I’m trying to better understand how params.yaml
works and in particular how changes in it are tracked. @jorgeorpinel suggested here to track params.yaml
using git
. So far so go. Now, when inspecting a .dvc
generated by dvc run -p ...
I see that the parameters from the params.yaml
are not associated with MD5
. This made me wonder: if I’m changing a parameter in the YAML (and commit the change to git), how dvc
will know about it? How will a dvc repro ...
know that a parameter changed?
1 Like
@drorata So, if you inspect the .dvc
file you can note, that chosen params are stored there too.
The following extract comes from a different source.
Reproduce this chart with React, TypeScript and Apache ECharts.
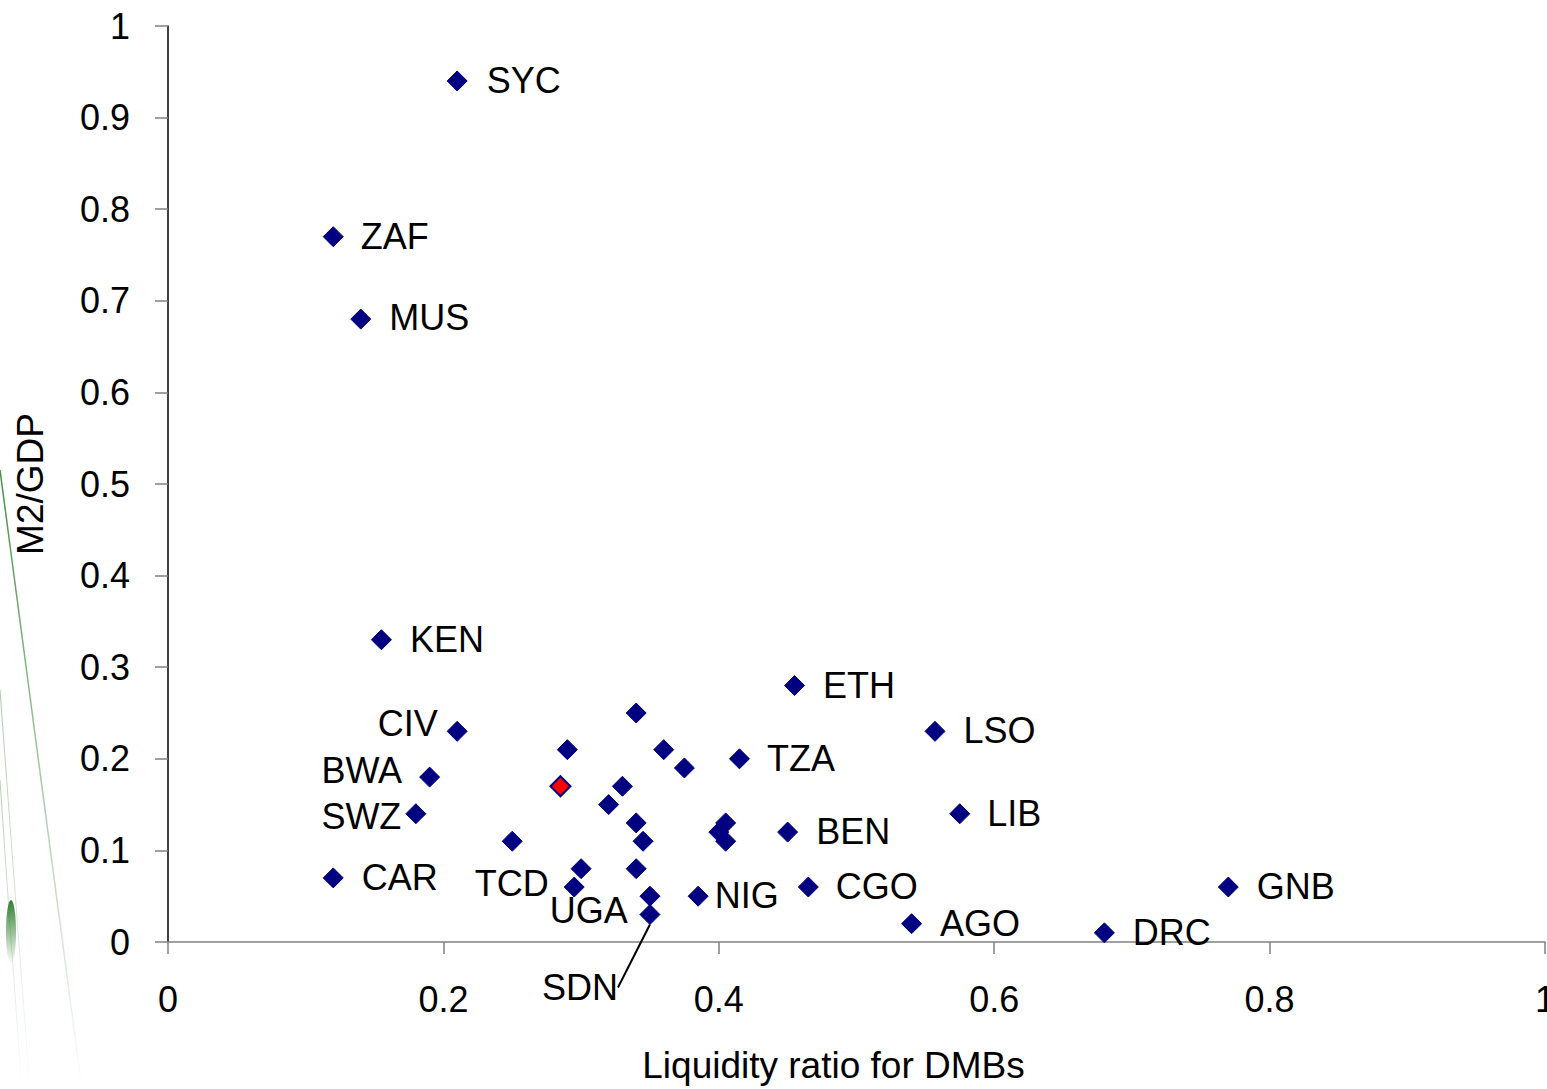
import React, { useEffect, useRef } from "react";
import * as echarts from "echarts";

// Country codes (blank = unlabelled point)
const countryLabels = [
  "SYC", "ZAF", "MUS", "KEN", "CIV", "BWA", "SWZ", "CAR", "TCD", "", "UGA",
  "", "", "", "", "", "", "",
  "TZA",
  "", "", "", "",
  "SDN", "NIG",
  "", "", "",
  "BEN", "ETH", "CGO", "LSO", "LIB", "AGO", "DRC", "GNB",
];

// Liquidity ratio for deposit money banks
const liquidityRatio = [
  0.21, 0.12, 0.14, 0.155, 0.21, 0.19, 0.18, 0.12, 0.25, 0.3, 0.295,
  0.29, 0.285, 0.34, 0.33, 0.32, 0.36, 0.375,
  0.415,
  0.34, 0.345, 0.34, 0.35,
  0.35, 0.385,
  0.405, 0.4, 0.405,
  0.45, 0.455, 0.465, 0.557, 0.575, 0.54, 0.68, 0.77,
];

// Broad money to GDP
const m2ToGdp = [
  0.94, 0.77, 0.68, 0.33, 0.23, 0.18, 0.14, 0.07, 0.11, 0.08, 0.06,
  0.21, 0.17, 0.25, 0.17, 0.15, 0.21, 0.19,
  0.2,
  0.13, 0.11, 0.08, 0.05,
  0.03, 0.05,
  0.13, 0.12, 0.11,
  0.12, 0.28, 0.06, 0.23, 0.14, 0.02, 0.01, 0.06,
];

const xTicks = { min: 0, max: 1, interval: 0.2 };
const yTicks = { min: 0, max: 1, interval: 0.1 };

// Point drawn in red
const highlightIndex = 12;

// Label placement relative to the marker centre (pixels)
type Placement = { dx: number; dy?: number; align?: "left" | "right" | "center" };
const labelPlacement: Record<string, Placement> = {
  SYC: { dx: 30 },
  ZAF: { dx: 28 },
  MUS: { dx: 29, dy: -1 },
  KEN: { dx: 29 },
  CIV: { dx: -19, dy: -7, align: "right" },
  BWA: { dx: -27, dy: -6, align: "right" },
  SWZ: { dx: -14, dy: 3, align: "right" },
  CAR: { dx: 29 },
  TCD: { dx: 0, dy: 43, align: "center" },
  UGA: { dx: -24, dy: 24 },
  TZA: { dx: 28 },
  NIG: { dx: 17 },
  BEN: { dx: 29 },
  ETH: { dx: 29 },
  CGO: { dx: 28 },
  LSO: { dx: 29 },
  LIB: { dx: 28 },
  AGO: { dx: 29 },
  DRC: { dx: 29 },
  GNB: { dx: 29 },
};
// Label pulled away from its marker, with a leader line
const leaderLabel = "SDN";
const leaderShift = { dx: -70, dy: 73 };

const FONT = "'Liberation Sans', Arial, Helvetica, sans-serif";
const LABEL_SIZE = 36;
const TICK_SIZE = 36;
const TITLE_SIZE = 37;
const MARKER = 20;
const NAVY = "#000080";

export default function App() {
  const ref = useRef<HTMLDivElement>(null);

  useEffect(() => {
    if (!ref.current) return;
    const chart = echarts.init(ref.current, undefined, { renderer: "svg" });

    const leaderIndex = countryLabels.indexOf(leaderLabel);

    const data = liquidityRatio.map((x, i) => {
      const name = countryLabels[i];
      const item: any = { value: [x, m2ToGdp[i]], name };
      if (i === highlightIndex) {
        item.itemStyle = { color: "#ff0000", borderColor: NAVY, borderWidth: 2 };
      }
      const p = labelPlacement[name];
      if (p) {
        item.label = {
          show: true,
          position: [MARKER / 2 + p.dx, MARKER / 2 + (p.dy || 0)],
          align: p.align || "left",
          verticalAlign: "middle",
        };
      } else if (i === leaderIndex) {
        item.label = { show: true, position: "inside", align: "center", verticalAlign: "middle" };
        item.labelLine = { show: true, lineStyle: { color: "#000", width: 2 } };
      }
      return item;
    });

    const fade = (c: string) =>
      new echarts.graphic.LinearGradient(0, 0, 0, 1, [
        { offset: 0, color: c },
        { offset: 1, color: "rgba(60,140,60,0)" },
      ]);

    chart.setOption({
      animation: false,
      backgroundColor: "#ffffff",
      textStyle: { fontFamily: FONT },
      graphic: [
        {
          type: "group",
          silent: true,
          z: -10,
          children: [
            {
              type: "bezierCurve",
              shape: { x1: 0, y1: 470, x2: 82, y2: 1089, cpx1: 30, cpy1: 700 },
              style: { stroke: fade("rgba(50,130,50,0.9)"), lineWidth: 1.5, fill: null },
            },
            {
              type: "bezierCurve",
              shape: { x1: 0, y1: 690, x2: 30, y2: 1089, cpx1: 14, cpy1: 880 },
              style: { stroke: fade("rgba(80,150,80,0.5)"), lineWidth: 1, fill: null },
            },
            {
              type: "bezierCurve",
              shape: { x1: 0, y1: 780, x2: 22, y2: 1089, cpx1: 10, cpy1: 930 },
              style: { stroke: fade("rgba(80,150,80,0.45)"), lineWidth: 1, fill: null },
            },
            {
              type: "ellipse",
              shape: { cx: 11, cy: 932, rx: 5, ry: 32 },
              style: {
                fill: new echarts.graphic.LinearGradient(0, 0, 0, 1, [
                  { offset: 0, color: "rgba(40,120,40,0.95)" },
                  { offset: 1, color: "rgba(40,120,40,0)" },
                ]),
              },
            },
          ],
        },
      ],
      grid: {
        left: 168,
        right: 2,
        top: 26,
        bottom: 147,
        containLabel: false,
        outerBoundsMode: "none",
      },
      xAxis: {
        type: "value",
        min: xTicks.min,
        max: xTicks.max,
        interval: xTicks.interval,
        name: "Liquidity ratio for DMBs",
        nameLocation: "middle",
        nameGap: 105,
        nameTextStyle: {
          color: "#000",
          fontSize: TITLE_SIZE,
          fontFamily: FONT,
          padding: [0, 46, 0, 0],
        },
        axisLine: { show: true, onZero: false, lineStyle: { color: "#808080", width: 1.5 } },
        axisTick: { show: true, length: 12, lineStyle: { color: "#808080", width: 1.5 } },
        axisLabel: { color: "#000", fontSize: TICK_SIZE, fontFamily: FONT, margin: 39 },
        splitLine: { show: false },
      },
      yAxis: {
        type: "value",
        min: yTicks.min,
        max: yTicks.max,
        interval: yTicks.interval,
        name: "M2/GDP",
        nameLocation: "middle",
        nameRotate: 90,
        nameGap: 119,
        nameTextStyle: { color: "#000", fontSize: TITLE_SIZE, fontFamily: FONT },
        axisLine: { show: true, onZero: false, lineStyle: { color: "#000", width: 1.5 } },
        axisTick: { show: true, length: 13, lineStyle: { color: "#808080", width: 1.5 } },
        axisLabel: { color: "#000", fontSize: TICK_SIZE, fontFamily: FONT, margin: 38 },
        splitLine: { show: false },
      },
      series: [
        {
          type: "scatter",
          symbol: "diamond",
          symbolSize: MARKER,
          itemStyle: { color: NAVY, borderColor: NAVY, borderWidth: 1, opacity: 1 },
          label: {
            show: false,
            color: "#000",
            fontSize: LABEL_SIZE,
            fontFamily: FONT,
            formatter: "{b}",
          },
          labelLine: { show: false },
          labelLayout: (params: any) =>
            params.dataIndex === leaderIndex ? { dx: leaderShift.dx, dy: leaderShift.dy } : {},
          emphasis: { disabled: true },
          data,
          z: 5,
        },
      ],
    });

    return () => chart.dispose();
  }, []);

  return (
    <div
      ref={ref}
      style={{ position: "fixed", left: 0, top: 0, width: 1547, height: 1089, background: "#fff" }}
    />
  );
}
So the detection is based on value stored in .dvc
file versus value stored in params.yaml
file.
Thats how DVC will know to rerun the stage on params.yaml
changed.
Take a look at this script:
#!/bin/bash
rm -rf repo
mkdir repo
set -ex
pushd repo
git init --quiet
dvc init --quiet
echo data >> data
echo "lr: 0.1" >> params.yaml
dvc add data -q
dvc run -d data -o output -p lr "cat data >> output"
git add -A
git commit -am "init"
cat output.dvc | grep -A1 params
sed -i "s/0.1/0.2/g" params.yaml
dvc repro output.dvc
cat output.dvc | grep -A1 params
If you will run it, you can note that dvc notices the change in lr
and reruns the command. After run it writes new value of lr
to output.dvc
.
2 Likes
Thanks for the great explanation!
1 Like